▶ PROBLEM DETAILS: Quote the data exactly, first line to the line containing "mean_lo = [28.43, 28.97]", with no pictures.

▶ INFORMATION PROVIDED:
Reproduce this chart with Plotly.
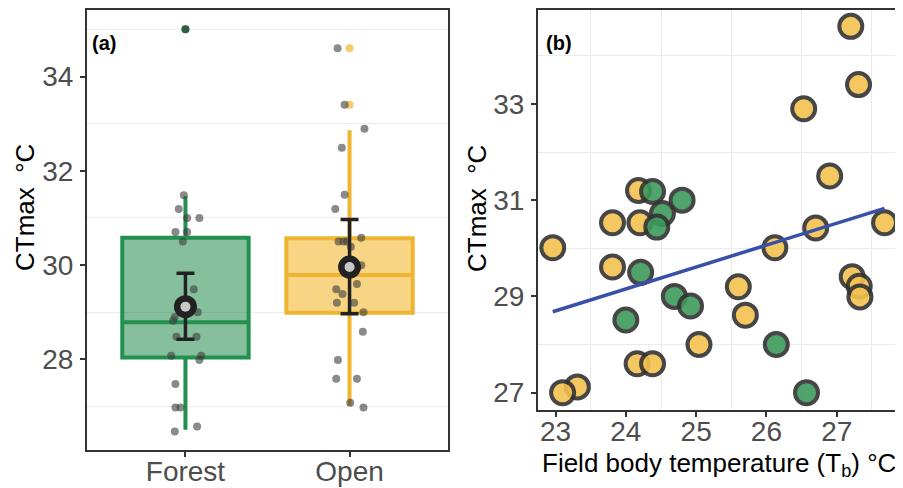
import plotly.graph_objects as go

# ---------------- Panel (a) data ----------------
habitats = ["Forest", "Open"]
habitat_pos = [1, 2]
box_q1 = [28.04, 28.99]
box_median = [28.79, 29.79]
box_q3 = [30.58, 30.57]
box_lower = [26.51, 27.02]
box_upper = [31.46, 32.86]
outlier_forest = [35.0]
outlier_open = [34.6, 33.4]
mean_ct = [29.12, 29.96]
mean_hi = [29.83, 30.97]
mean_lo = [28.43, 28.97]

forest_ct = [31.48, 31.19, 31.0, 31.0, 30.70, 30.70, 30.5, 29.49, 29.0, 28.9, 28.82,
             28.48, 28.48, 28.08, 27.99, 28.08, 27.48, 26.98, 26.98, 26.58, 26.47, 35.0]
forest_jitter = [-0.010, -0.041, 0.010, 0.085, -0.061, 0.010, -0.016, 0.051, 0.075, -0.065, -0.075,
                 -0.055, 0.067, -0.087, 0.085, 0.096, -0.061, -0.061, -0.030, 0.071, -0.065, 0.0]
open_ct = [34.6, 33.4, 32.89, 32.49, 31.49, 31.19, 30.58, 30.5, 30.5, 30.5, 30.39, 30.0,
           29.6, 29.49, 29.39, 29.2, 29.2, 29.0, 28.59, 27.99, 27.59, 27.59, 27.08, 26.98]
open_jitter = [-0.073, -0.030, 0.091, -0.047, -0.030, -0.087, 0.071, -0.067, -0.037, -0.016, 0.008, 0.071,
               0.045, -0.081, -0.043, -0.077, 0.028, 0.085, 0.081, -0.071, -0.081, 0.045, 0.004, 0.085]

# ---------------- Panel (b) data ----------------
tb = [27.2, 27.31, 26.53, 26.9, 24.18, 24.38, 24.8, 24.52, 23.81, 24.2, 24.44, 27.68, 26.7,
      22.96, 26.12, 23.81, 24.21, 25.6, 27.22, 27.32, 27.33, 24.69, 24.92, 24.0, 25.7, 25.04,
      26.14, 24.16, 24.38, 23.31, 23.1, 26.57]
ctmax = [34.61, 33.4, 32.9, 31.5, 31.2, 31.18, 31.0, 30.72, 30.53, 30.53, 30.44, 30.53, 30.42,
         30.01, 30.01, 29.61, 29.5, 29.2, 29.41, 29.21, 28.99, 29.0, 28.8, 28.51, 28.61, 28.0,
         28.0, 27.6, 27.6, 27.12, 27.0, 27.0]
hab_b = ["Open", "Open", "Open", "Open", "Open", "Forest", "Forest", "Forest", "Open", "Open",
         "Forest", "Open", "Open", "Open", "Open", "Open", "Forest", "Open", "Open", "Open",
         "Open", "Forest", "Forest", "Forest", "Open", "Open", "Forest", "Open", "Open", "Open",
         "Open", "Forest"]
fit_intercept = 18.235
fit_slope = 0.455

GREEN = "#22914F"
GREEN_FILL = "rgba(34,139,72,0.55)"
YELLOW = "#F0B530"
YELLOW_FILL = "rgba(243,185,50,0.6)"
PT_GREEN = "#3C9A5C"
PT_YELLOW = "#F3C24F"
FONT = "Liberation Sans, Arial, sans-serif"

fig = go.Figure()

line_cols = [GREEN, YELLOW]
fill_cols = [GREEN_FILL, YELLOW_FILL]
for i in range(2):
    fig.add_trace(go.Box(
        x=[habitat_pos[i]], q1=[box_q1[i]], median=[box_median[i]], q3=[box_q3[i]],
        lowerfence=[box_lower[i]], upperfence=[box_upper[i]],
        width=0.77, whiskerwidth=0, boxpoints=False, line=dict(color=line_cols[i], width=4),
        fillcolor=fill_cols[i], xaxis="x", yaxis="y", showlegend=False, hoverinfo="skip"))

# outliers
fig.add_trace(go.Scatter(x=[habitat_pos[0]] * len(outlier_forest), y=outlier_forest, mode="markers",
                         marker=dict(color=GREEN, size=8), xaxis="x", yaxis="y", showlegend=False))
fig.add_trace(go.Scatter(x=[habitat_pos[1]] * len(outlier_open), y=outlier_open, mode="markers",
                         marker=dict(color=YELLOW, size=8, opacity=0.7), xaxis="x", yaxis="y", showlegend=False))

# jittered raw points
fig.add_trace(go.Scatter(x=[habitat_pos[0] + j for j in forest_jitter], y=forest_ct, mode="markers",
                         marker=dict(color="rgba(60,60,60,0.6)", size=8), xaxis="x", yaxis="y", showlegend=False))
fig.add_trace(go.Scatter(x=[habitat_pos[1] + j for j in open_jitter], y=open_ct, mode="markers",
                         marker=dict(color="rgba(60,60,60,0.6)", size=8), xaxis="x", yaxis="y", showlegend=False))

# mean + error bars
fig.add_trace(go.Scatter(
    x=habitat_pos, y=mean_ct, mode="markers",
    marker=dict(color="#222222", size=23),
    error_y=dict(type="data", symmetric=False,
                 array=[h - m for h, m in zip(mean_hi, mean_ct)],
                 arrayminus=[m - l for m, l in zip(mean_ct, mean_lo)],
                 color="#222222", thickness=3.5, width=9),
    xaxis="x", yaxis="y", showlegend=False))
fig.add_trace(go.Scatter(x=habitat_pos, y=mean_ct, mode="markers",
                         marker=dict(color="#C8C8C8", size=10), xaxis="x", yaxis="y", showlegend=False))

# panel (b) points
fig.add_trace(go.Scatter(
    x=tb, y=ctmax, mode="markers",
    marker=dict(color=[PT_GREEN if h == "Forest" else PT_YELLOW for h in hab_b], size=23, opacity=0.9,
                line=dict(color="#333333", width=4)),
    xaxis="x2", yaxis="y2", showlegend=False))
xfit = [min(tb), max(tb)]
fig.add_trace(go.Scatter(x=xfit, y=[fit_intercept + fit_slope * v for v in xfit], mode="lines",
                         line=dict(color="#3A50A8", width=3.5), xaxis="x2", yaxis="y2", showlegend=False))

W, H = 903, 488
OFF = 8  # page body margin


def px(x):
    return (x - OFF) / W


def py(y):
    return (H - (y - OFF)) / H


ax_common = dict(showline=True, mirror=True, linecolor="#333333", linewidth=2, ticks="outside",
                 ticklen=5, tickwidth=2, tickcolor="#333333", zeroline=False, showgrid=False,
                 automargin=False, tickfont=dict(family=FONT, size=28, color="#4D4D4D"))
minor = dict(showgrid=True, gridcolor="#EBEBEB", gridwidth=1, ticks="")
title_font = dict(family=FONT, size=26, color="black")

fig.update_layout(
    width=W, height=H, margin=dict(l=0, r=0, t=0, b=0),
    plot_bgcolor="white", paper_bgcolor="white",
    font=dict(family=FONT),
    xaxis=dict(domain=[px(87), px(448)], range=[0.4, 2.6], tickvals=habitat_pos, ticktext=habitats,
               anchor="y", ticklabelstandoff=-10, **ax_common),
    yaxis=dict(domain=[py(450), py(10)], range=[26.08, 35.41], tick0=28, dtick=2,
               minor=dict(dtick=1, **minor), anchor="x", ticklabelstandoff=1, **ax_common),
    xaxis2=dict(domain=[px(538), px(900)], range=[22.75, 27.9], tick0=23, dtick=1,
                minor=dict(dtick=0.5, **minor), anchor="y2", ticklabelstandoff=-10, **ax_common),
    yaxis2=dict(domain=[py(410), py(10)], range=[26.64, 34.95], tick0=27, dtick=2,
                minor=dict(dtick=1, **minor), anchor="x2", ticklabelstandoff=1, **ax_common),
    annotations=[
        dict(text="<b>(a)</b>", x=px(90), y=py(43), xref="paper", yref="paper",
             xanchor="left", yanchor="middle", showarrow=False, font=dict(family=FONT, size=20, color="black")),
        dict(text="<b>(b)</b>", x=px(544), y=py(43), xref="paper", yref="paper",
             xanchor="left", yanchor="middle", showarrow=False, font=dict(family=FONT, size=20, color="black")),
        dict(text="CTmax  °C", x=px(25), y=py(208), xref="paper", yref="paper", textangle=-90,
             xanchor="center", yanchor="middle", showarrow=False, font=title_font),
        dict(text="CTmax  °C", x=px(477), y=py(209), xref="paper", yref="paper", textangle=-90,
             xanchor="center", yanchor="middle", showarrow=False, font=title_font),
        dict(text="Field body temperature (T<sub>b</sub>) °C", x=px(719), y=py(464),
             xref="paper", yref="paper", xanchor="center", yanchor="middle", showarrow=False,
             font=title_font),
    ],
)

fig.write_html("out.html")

▶ SOLVED EXERCISE:
Reproduce this chart with Plotly.
import plotly.graph_objects as go

# ---------------- Panel (a) data ----------------
habitats = ["Forest", "Open"]
habitat_pos = [1, 2]
box_q1 = [28.04, 28.99]
box_median = [28.79, 29.79]
box_q3 = [30.58, 30.57]
box_lower = [26.51, 27.02]
box_upper = [31.46, 32.86]
outlier_forest = [35.0]
outlier_open = [34.6, 33.4]
mean_ct = [29.12, 29.96]
mean_hi = [29.83, 30.97]
mean_lo = [28.43, 28.97]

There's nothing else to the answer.